Exercise description:
Transcribe the material from its first line onward, ending with the line that contains "from matplotlib.patches import Rectangle" and adding nothing beyond it.

## START Data extract

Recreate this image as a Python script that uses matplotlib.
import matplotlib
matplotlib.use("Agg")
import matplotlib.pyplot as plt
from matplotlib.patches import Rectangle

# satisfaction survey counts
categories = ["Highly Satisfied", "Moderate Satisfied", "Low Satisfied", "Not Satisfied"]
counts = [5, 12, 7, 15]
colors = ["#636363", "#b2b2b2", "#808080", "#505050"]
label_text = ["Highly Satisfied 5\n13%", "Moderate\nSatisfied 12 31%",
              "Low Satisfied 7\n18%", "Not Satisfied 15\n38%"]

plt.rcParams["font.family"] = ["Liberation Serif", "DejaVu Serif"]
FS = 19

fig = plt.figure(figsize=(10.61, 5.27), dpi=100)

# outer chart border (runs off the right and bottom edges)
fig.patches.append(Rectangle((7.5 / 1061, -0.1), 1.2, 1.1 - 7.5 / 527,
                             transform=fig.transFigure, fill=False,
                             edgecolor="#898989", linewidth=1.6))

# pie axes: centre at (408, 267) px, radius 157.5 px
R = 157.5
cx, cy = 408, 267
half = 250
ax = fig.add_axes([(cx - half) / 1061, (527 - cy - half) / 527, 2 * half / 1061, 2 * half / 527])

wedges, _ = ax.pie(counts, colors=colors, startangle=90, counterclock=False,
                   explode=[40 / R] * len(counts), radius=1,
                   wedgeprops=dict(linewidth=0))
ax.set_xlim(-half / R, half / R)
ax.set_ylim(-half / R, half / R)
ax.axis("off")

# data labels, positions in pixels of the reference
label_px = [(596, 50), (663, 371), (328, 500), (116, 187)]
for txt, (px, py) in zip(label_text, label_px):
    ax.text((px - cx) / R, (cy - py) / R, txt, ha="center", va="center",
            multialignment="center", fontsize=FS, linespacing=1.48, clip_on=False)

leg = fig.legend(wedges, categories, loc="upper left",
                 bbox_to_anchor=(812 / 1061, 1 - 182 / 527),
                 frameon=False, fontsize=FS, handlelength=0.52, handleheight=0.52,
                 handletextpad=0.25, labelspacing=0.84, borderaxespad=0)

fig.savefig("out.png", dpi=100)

## END Data extract

Written answer:
Recreate this image as a Python script that uses matplotlib.
import matplotlib
matplotlib.use("Agg")
import matplotlib.pyplot as plt
from matplotlib.patches import Rectangle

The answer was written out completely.